For me the sense of light seems to be an even stronger vehicle for feeling than colour.
Rae says the most important thing for her in painting is the feeling it generates.
“Sensitivity in painting can take on many, many different forms, and tone and colour certainly carry feeling with them,” she says.
“Tonality arises from a series of relationships that generate a sense of light. For me the sense of light seems to be an even stronger vehicle for feeling than colour.
“When I leave the raw linen edges of a canvas exposed, it is an acknowledgement that painting is more than an image, that the canvas behaves as an object and the painting is a kind of skin.

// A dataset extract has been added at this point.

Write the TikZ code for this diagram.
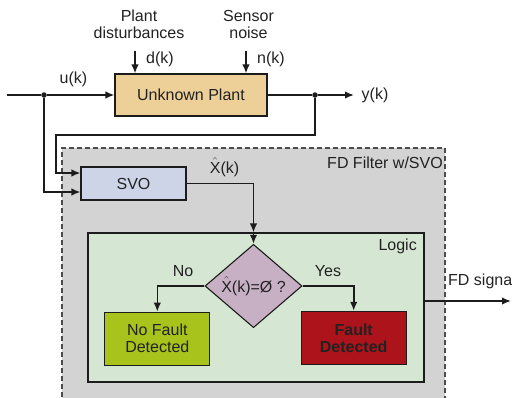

“These are tropes of abstraction that have entered the tradition, along with others, and the tradition will continue as long as there are painters.”
The Drill Hall was built in 1940 to train soldiers for the Second World War. In 1984 the interior was remodelled to create an art gallery which is considered one of the most beautiful of its kind.
While the National Gallery of Australia waited for the completion of its building, temporary exhibitions of the national collection were held in the Drill Hall Gallery.
In 1992 ANU took over the Drill Hall Gallery as a showcase for its art collection and as a venue for temporary exhibitions.
Sidney Nolan’s nine-panel panorama, Riverbend – nominated among the 10 must-see art treasures of Canberra – is on permanent display at the Gallery.
The Drill Hall Gallery supports the arts in the Canberra region by presenting exhibitions developed in conjunction with the University’s wide-ranging academic interests and to coincide with major conferences and public events.